B Documentary
Directed by Robert Gardner
War is inevitable.
That depressing message permeates Robert Gardner’s 1964 documentary Dead Birds, which depicts daily life amongst the Neolithic tribes of remote West Papua—people who had had minimal contact with “civilization” at the time Gardner shot this film.Their lives are a constant state of ritualized, low-intensity warfare with their neighbors. Not for conquest or plunder, according to the narration, but for vengeance, and because they like it.

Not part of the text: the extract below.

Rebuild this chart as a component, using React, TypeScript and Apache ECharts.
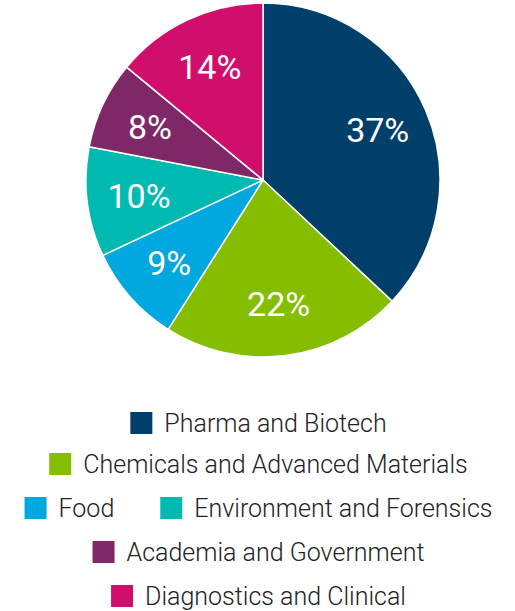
import React, { useEffect, useRef } from "react";
import * as echarts from "echarts";

const categories = [
  "Pharma and Biotech",
  "Chemicals and Advanced Materials",
  "Food",
  "Environment and Forensics",
  "Academia and Government",
  "Diagnostics and Clinical",
];
const shares = [37, 22, 9, 10, 8, 14];
const colors = ["#003f6a", "#85bd00", "#00a8e0", "#00bab2", "#7e2868", "#d20e6d"];
const legendRows = [[0], [1], [2, 3], [4], [5]];
const legendRowTops = [410, 451, 495, 539, 583];

export default function App() {
  const ref = useRef<HTMLDivElement>(null);
  useEffect(() => {
    document.body.style.margin = "0";
    const chart = echarts.init(ref.current!, null, { renderer: "svg" });
    const data = categories.map((name, i) => ({
      name,
      value: shares[i],
      itemStyle: { color: colors[i] },
    }));
    const labelData = categories.map((name, i) => ({
      name,
      value: shares[i],
      itemStyle: { color: "rgba(0,0,0,0)" },
    }));
    chart.setOption({
      animation: false,
      legend: legendRows.map((row, r) => ({
        top: legendRowTops[r],
        left: "center",
        orient: "horizontal",
        padding: 0,
        itemWidth: 24,
        itemHeight: 24,
        itemGap: 44,
        selectedMode: false,
        icon: "rect",
        textStyle: {
          fontFamily: "Roboto",
          fontWeight: 300,
          fontSize: 25,
          lineHeight: 24,
          color: "#222",
          padding: [0, 0, 0, 6],
        },
        data: row.map((i) => ({ name: categories[i], itemStyle: { color: colors[i] } })),
      })),
      series: [
        {
          type: "pie",
          center: [263, 180],
          radius: [0, 177],
          startAngle: 90,
          clockwise: true,
          silent: true,
          label: { show: false },
          labelLine: { show: false },
          itemStyle: { borderColor: "#fff", borderWidth: 1.5 },
          data,
        },
        {
          type: "pie",
          center: [263, 180],
          radius: [67, 177],
          startAngle: 90,
          clockwise: true,
          silent: true,
          label: {
            show: true,
            position: "inside",
            formatter: "{c}%",
            color: "#fff",
            fontFamily: "Roboto",
            fontWeight: 400,
            fontSize: 34,
          },
          labelLine: { show: false },
          itemStyle: { borderWidth: 0 },
          data: labelData,
        },
      ],
    });
    return () => chart.dispose();
  }, []);
  return <div ref={ref} style={{ width: 515, height: 611 }} />;
}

Every day, men spend a good piece of their time sitting on watchtowers, ready to warn friends and family of an encroaching attack. When one occurs, it lasts until someone is seriously injured or killed. At that point, the losing side retreats to mourn, while the winning side retreats to celebrate. The victim need not be a soldier—a woman or child will do.
After mourning, the losing side must appease the victim’s ghost with revenge. And so the cycle continues.

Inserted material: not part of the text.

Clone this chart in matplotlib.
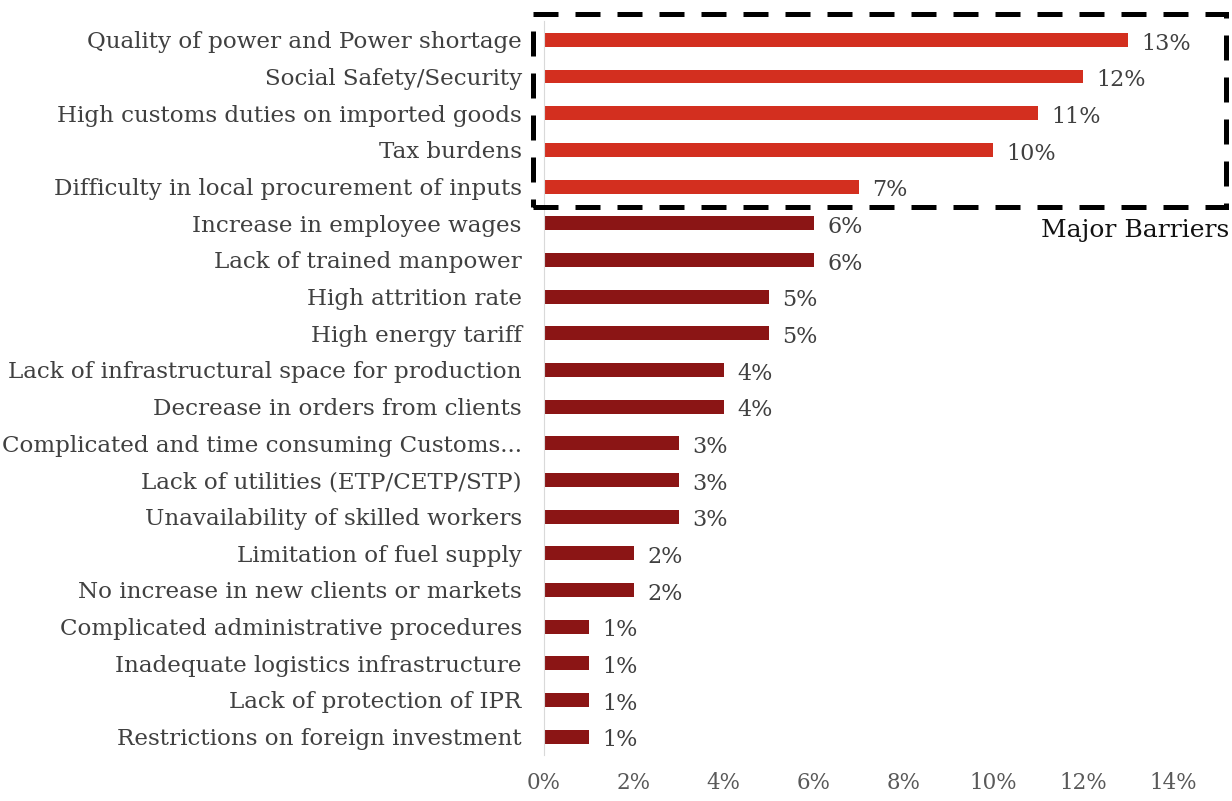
import matplotlib.pyplot as plt
from matplotlib.patches import Rectangle

barriers = [
    'Quality of power and Power shortage',
    'Social Safety/Security',
    'High customs duties on imported goods',
    'Tax burdens',
    'Difficulty in local procurement of inputs',
    'Increase in employee wages',
    'Lack of trained manpower',
    'High attrition rate',
    'High energy tariff',
    'Lack of infrastructural space for production',
    'Decrease in orders from clients',
    'Complicated and time consuming Customs...',
    'Lack of utilities (ETP/CETP/STP)',
    'Unavailability of skilled workers',
    'Limitation of fuel supply',
    'No increase in new clients or markets',
    'Complicated administrative procedures',
    'Inadequate logistics infrastructure',
    'Lack of protection of IPR',
    'Restrictions on foreign investment',
]
shares = [13, 12, 11, 10, 7, 6, 6, 5, 5, 4, 4, 3, 3, 3, 2, 2, 1, 1, 1, 1]
n_major = 5
x_ticks = [0, 2, 4, 6, 8, 10, 12, 14]

plt.rcParams['font.family'] = ['DejaVu Serif']

W, H = 1232, 801
fig = plt.figure(figsize=(W / 100, H / 100), dpi=100)
# axes placed in pixels: x 544..1173 (0..14%), y 21.5..755
ax = fig.add_axes([544 / W, 1 - 755 / H, (1173 - 544) / W, (755 - 21.5) / H])

colors = ['#D32F1F' if i < n_major else '#8B1515' for i in range(len(shares))]
ypos = list(range(len(shares)))
ax.barh(ypos, shares, height=0.38, color=colors)
ax.set_ylim(len(shares) - 0.5, -0.5)
ax.set_xlim(0, 14)

ax.set_yticks(ypos)
ax.set_yticklabels(barriers, fontsize=16.6, color='#404040')
ax.set_xticks(x_ticks)
ax.set_xticklabels(['{}%'.format(t) for t in x_ticks], fontsize=15.5, color='#595959')
ax.tick_params(axis='both', length=0)
ax.tick_params(axis='y', pad=16)
ax.tick_params(axis='x', pad=12)

for s in ['top', 'right', 'bottom']:
    ax.spines[s].set_visible(False)
ax.spines['left'].set_color('#d9d9d9')

for y, v in zip(ypos, shares):
    ax.text(v + 0.3, y + 0.1, '{}%'.format(v), va='center', ha='left',
            fontsize=16, color='#404040')

# dashed box around the major barriers
box = Rectangle((533 / W, 1 - 207 / H), (1226 - 533) / W, (207 - 14) / H,
                transform=fig.transFigure, fill=False, edgecolor='black',
                linewidth=3.6, linestyle=(0, (5, 3.4)), clip_on=False)
fig.patches.append(box)
fig.text(1229 / W, 1 - 231 / H, 'Major Barriers', ha='right', va='center',
         fontsize=18, color='#111111')

fig.savefig('out.png', dpi=100)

Their cruelty extends to animals, as well. The people raise pigs, and when they slaughter them, they leave them to slowly bleed to death in the dirt.
And yet these are loving and caring people. They treat their children, spouses, and friends with concern and affection. Perhaps it’s the constant reminder that death can come at any time. Or perhaps it’s simply human nature at its best and at its worst.
Gardner presents this tapestry of life with an almost willful lack of cinematic style. The narration is direct, neutral, and informative, and read in a flat, dry voice. There’s almost no music. You come away feeling that you’ve watched a simple presentation of fact. (I do not know how factual the film actually is.)
This style (or lack thereof), while convincing, has a price. Although Dead Birds concentrates on two specific people—a man and a boy—it holds them at arms length. You see their emotions, and in case you don’t, the narrator explains what they’re feeling and thinking (sometimes annoyingly. But you never actually feel like you know the people. Despite the fascinating story, the movie feels distant and at times even a little bit dead—like an anthropological study but not a human one.
A newly-restored, 35mm print of Dead Birds will screen next Thursday, September 23, at the Yerba Buena Center for the Arts. It’s the first of three documentaries in the series Others/Ourselves: The Cinema of Robert Gardner.